Performance (throughput)
Measured on a laptop (Windows 11, Python 3.12, 16GB RAM) with fuzzy + exact + golden record pipeline.
| Records | Time | Throughput | Pairs Found | Memory |
|---|---|---|---|---|
| 1,000 | 0.15s | 6,667 rec/s | 210 | 101 MB |
| 10,000 | 1.67s | 5,975 rec/s | 7,000 | 123 MB |
| 100,000 | 12.78s | 7,823 rec/s | 571,000 | 546 MB |
| 1,000,000 | 7.8s | 128,205 rec/s | – | – |
The 1M benchmark is exact-only (Polars self-join).
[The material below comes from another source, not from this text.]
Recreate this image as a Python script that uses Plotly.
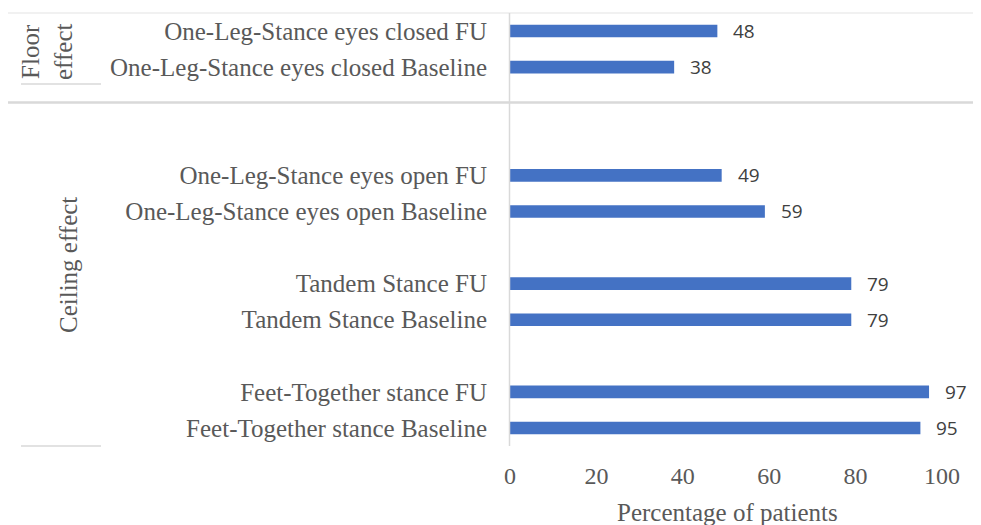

Fuzzy matching at 1M requires chunked processing or the DuckDB backend.
Fuzzy matching speedup
Parallel block scoring + intra-field early termination reduced 100K fuzzy matching from ~100s to ~39s (2.5x speedup):
| Optimization | 100K Time |
|---|---|
| Baseline (sequential, no early termination) | ~100s |
| + Parallel block scoring (ThreadPoolExecutor) | ~55s |
| + Intra-field early termination | ~39s |
| Pipeline overhead (ingest, standardize, cluster, golden) | ~12.8s total |
Scaling guidance
| Records | Recommended Approach |
|---|---|
| < 100K | Default (in-memory Polars) |
| 100K – 500K | Default with blocking tuning |
| 500K – 1M | Chunked processing (--chunked) |
| 1M – 10M | DuckDB backend or database sync |
| 10M+ | Ray backend (--backend ray) or database sync + ANN |
How to run benchmarks
Leipzig benchmarks
python tests/benchmarks/run_leipzig.py
Runs DBLP-ACM, DBLP-Scholar with multiple strategies and reports F1.
v0.3.0 quick benchmarks
python tests/benchmarks/run_v030_quick.py
Tests Fellegi-Sunter, learned blocking, and LLM budget features.
Domain extraction
python tests/benchmarks/run_domain_bench.py # Abt-Buy
python tests/benchmarks/run_amazon_google_bench.py # Amazon-Google
LLM + embedding
OPENAI_API_KEY=... python tests/benchmarks/run_llm_budget_bench.py
Requires an OpenAI API key.
Throughput benchmark
python tests/bench_1m.py
Generates synthetic data at multiple scales and measures throughput.
Analyze results
python tests/analyze_results.py
Key findings
-
Structured data does not need LLMs or embeddings. Fuzzy matching achieves 97%+ F1 on bibliographic and person records.
-
Product matching needs domain extraction + LLM. Domain extraction gets 393/1081 model matches for free on electronics. LLM scoring handles the borderline pairs.
-
More candidates can hurt. Adding candidate sources (domain extraction, token normalization, manufacturer blocking) helps electronics but hurts software matching. Keep the candidate set clean for domains without precise identifiers.
-
Blocking key choice dominates performance. A coarse blocking key (state) makes 100K fuzzy matching 30x slower than a fine key (zip + soundex).
-
PPRL auto-config beats manual tuning. 92.4% F1 vs 89.8% on FEBRL4, with zero manual configuration.
-
4 PPRL fields beats 6. Fewer, higher-quality fields reduce noise in bloom filter comparison.